-- Start of Data --
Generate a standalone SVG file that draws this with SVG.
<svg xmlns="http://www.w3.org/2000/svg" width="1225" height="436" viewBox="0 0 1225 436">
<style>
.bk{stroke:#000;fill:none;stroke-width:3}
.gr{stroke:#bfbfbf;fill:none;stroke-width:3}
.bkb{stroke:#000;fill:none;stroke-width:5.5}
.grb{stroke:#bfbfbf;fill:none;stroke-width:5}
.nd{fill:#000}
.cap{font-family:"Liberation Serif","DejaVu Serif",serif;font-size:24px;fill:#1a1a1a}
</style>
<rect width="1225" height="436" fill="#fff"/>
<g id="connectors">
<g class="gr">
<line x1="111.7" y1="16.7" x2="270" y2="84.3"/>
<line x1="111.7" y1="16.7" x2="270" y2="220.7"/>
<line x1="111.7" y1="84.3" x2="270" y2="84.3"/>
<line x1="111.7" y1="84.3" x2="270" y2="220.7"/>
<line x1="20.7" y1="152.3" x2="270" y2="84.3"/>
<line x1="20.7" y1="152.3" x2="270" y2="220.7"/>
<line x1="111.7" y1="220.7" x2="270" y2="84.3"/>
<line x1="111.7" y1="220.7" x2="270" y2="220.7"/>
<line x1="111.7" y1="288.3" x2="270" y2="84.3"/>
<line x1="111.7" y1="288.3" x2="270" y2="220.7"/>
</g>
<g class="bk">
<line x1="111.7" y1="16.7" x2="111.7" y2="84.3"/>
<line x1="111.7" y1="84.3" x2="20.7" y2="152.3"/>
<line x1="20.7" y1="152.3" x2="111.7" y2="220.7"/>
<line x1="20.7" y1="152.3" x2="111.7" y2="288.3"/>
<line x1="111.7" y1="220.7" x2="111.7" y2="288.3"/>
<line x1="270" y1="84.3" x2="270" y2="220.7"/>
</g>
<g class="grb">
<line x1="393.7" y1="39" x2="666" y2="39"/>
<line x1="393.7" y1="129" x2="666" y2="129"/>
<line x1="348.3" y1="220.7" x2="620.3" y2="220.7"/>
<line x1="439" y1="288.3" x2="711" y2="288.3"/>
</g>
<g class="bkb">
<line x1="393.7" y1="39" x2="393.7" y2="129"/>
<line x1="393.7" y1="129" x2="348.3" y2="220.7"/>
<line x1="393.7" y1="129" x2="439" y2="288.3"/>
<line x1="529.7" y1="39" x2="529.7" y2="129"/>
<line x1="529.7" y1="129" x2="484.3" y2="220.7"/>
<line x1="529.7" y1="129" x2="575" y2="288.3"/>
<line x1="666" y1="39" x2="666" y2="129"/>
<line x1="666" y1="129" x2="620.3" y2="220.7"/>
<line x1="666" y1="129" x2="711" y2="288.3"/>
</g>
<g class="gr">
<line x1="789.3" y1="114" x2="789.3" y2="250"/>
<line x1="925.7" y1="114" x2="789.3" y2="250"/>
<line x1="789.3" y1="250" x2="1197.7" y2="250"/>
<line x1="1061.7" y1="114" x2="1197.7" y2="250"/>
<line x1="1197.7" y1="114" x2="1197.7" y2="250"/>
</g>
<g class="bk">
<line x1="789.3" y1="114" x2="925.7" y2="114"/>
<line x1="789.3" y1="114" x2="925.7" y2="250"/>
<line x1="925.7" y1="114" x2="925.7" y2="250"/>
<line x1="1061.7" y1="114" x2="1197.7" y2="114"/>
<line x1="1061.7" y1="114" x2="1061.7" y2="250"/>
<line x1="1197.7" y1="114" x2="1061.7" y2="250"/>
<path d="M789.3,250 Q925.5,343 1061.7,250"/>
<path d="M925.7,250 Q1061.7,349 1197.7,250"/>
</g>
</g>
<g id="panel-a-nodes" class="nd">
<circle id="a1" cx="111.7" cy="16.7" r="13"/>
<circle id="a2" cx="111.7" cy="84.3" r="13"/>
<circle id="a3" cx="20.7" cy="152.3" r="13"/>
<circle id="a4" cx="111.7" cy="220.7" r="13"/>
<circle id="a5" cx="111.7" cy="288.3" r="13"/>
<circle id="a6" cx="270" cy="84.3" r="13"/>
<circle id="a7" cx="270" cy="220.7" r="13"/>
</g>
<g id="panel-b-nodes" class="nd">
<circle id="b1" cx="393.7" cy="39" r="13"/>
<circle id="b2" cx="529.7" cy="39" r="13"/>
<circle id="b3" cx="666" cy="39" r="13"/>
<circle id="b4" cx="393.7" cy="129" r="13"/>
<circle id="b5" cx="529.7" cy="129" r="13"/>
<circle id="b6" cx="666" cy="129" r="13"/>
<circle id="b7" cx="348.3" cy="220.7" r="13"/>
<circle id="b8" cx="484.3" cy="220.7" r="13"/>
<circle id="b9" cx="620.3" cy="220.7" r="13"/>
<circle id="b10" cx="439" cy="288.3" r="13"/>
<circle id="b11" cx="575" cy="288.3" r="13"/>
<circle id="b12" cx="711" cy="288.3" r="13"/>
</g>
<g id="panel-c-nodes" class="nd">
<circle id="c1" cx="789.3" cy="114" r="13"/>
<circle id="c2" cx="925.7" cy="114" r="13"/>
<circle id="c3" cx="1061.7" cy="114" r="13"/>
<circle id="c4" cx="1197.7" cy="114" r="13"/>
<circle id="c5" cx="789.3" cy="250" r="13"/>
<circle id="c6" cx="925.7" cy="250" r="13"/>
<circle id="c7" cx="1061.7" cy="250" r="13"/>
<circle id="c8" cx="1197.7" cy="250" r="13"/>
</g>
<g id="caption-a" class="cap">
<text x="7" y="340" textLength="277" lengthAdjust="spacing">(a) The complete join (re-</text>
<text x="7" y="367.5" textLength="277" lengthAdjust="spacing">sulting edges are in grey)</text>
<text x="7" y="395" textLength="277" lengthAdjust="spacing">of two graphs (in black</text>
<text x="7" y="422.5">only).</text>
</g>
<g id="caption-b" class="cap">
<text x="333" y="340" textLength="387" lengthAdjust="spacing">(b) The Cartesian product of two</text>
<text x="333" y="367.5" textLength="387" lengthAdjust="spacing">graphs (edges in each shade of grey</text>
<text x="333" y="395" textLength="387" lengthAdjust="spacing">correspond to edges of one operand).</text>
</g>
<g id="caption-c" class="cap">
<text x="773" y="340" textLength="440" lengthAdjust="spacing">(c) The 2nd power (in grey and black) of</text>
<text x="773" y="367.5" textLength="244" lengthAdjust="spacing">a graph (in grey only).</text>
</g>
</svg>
-- End of Data --
:: What is needed ::
Retype the whole listing, matching it exactly.

:: Solution to this task ::
Generate a standalone SVG file that draws this with SVG.
<svg xmlns="http://www.w3.org/2000/svg" width="1225" height="436" viewBox="0 0 1225 436">
<style>
.bk{stroke:#000;fill:none;stroke-width:3}
.gr{stroke:#bfbfbf;fill:none;stroke-width:3}
.bkb{stroke:#000;fill:none;stroke-width:5.5}
.grb{stroke:#bfbfbf;fill:none;stroke-width:5}
.nd{fill:#000}
.cap{font-family:"Liberation Serif","DejaVu Serif",serif;font-size:24px;fill:#1a1a1a}
</style>
<rect width="1225" height="436" fill="#fff"/>
<g id="connectors">
<g class="gr">
<line x1="111.7" y1="16.7" x2="270" y2="84.3"/>
<line x1="111.7" y1="16.7" x2="270" y2="220.7"/>
<line x1="111.7" y1="84.3" x2="270" y2="84.3"/>
<line x1="111.7" y1="84.3" x2="270" y2="220.7"/>
<line x1="20.7" y1="152.3" x2="270" y2="84.3"/>
<line x1="20.7" y1="152.3" x2="270" y2="220.7"/>
<line x1="111.7" y1="220.7" x2="270" y2="84.3"/>
<line x1="111.7" y1="220.7" x2="270" y2="220.7"/>
<line x1="111.7" y1="288.3" x2="270" y2="84.3"/>
<line x1="111.7" y1="288.3" x2="270" y2="220.7"/>
</g>
<g class="bk">
<line x1="111.7" y1="16.7" x2="111.7" y2="84.3"/>
<line x1="111.7" y1="84.3" x2="20.7" y2="152.3"/>
<line x1="20.7" y1="152.3" x2="111.7" y2="220.7"/>
<line x1="20.7" y1="152.3" x2="111.7" y2="288.3"/>
<line x1="111.7" y1="220.7" x2="111.7" y2="288.3"/>
<line x1="270" y1="84.3" x2="270" y2="220.7"/>
</g>
<g class="grb">
<line x1="393.7" y1="39" x2="666" y2="39"/>
<line x1="393.7" y1="129" x2="666" y2="129"/>
<line x1="348.3" y1="220.7" x2="620.3" y2="220.7"/>
<line x1="439" y1="288.3" x2="711" y2="288.3"/>
</g>
<g class="bkb">
<line x1="393.7" y1="39" x2="393.7" y2="129"/>
<line x1="393.7" y1="129" x2="348.3" y2="220.7"/>
<line x1="393.7" y1="129" x2="439" y2="288.3"/>
<line x1="529.7" y1="39" x2="529.7" y2="129"/>
<line x1="529.7" y1="129" x2="484.3" y2="220.7"/>
<line x1="529.7" y1="129" x2="575" y2="288.3"/>
<line x1="666" y1="39" x2="666" y2="129"/>
<line x1="666" y1="129" x2="620.3" y2="220.7"/>
<line x1="666" y1="129" x2="711" y2="288.3"/>
</g>
<g class="gr">
<line x1="789.3" y1="114" x2="789.3" y2="250"/>
<line x1="925.7" y1="114" x2="789.3" y2="250"/>
<line x1="789.3" y1="250" x2="1197.7" y2="250"/>
<line x1="1061.7" y1="114" x2="1197.7" y2="250"/>
<line x1="1197.7" y1="114" x2="1197.7" y2="250"/>
</g>
<g class="bk">
<line x1="789.3" y1="114" x2="925.7" y2="114"/>
<line x1="789.3" y1="114" x2="925.7" y2="250"/>
<line x1="925.7" y1="114" x2="925.7" y2="250"/>
<line x1="1061.7" y1="114" x2="1197.7" y2="114"/>
<line x1="1061.7" y1="114" x2="1061.7" y2="250"/>
<line x1="1197.7" y1="114" x2="1061.7" y2="250"/>
<path d="M789.3,250 Q925.5,343 1061.7,250"/>
<path d="M925.7,250 Q1061.7,349 1197.7,250"/>
</g>
</g>
<g id="panel-a-nodes" class="nd">
<circle id="a1" cx="111.7" cy="16.7" r="13"/>
<circle id="a2" cx="111.7" cy="84.3" r="13"/>
<circle id="a3" cx="20.7" cy="152.3" r="13"/>
<circle id="a4" cx="111.7" cy="220.7" r="13"/>
<circle id="a5" cx="111.7" cy="288.3" r="13"/>
<circle id="a6" cx="270" cy="84.3" r="13"/>
<circle id="a7" cx="270" cy="220.7" r="13"/>
</g>
<g id="panel-b-nodes" class="nd">
<circle id="b1" cx="393.7" cy="39" r="13"/>
<circle id="b2" cx="529.7" cy="39" r="13"/>
<circle id="b3" cx="666" cy="39" r="13"/>
<circle id="b4" cx="393.7" cy="129" r="13"/>
<circle id="b5" cx="529.7" cy="129" r="13"/>
<circle id="b6" cx="666" cy="129" r="13"/>
<circle id="b7" cx="348.3" cy="220.7" r="13"/>
<circle id="b8" cx="484.3" cy="220.7" r="13"/>
<circle id="b9" cx="620.3" cy="220.7" r="13"/>
<circle id="b10" cx="439" cy="288.3" r="13"/>
<circle id="b11" cx="575" cy="288.3" r="13"/>
<circle id="b12" cx="711" cy="288.3" r="13"/>
</g>
<g id="panel-c-nodes" class="nd">
<circle id="c1" cx="789.3" cy="114" r="13"/>
<circle id="c2" cx="925.7" cy="114" r="13"/>
<circle id="c3" cx="1061.7" cy="114" r="13"/>
<circle id="c4" cx="1197.7" cy="114" r="13"/>
<circle id="c5" cx="789.3" cy="250" r="13"/>
<circle id="c6" cx="925.7" cy="250" r="13"/>
<circle id="c7" cx="1061.7" cy="250" r="13"/>
<circle id="c8" cx="1197.7" cy="250" r="13"/>
</g>
<g id="caption-a" class="cap">
<text x="7" y="340" textLength="277" lengthAdjust="spacing">(a) The complete join (re-</text>
<text x="7" y="367.5" textLength="277" lengthAdjust="spacing">sulting edges are in grey)</text>
<text x="7" y="395" textLength="277" lengthAdjust="spacing">of two graphs (in black</text>
<text x="7" y="422.5">only).</text>
</g>
<g id="caption-b" class="cap">
<text x="333" y="340" textLength="387" lengthAdjust="spacing">(b) The Cartesian product of two</text>
<text x="333" y="367.5" textLength="387" lengthAdjust="spacing">graphs (edges in each shade of grey</text>
<text x="333" y="395" textLength="387" lengthAdjust="spacing">correspond to edges of one operand).</text>
</g>
<g id="caption-c" class="cap">
<text x="773" y="340" textLength="440" lengthAdjust="spacing">(c) The 2nd power (in grey and black) of</text>
<text x="773" y="367.5" textLength="244" lengthAdjust="spacing">a graph (in grey only).</text>
</g>
</svg>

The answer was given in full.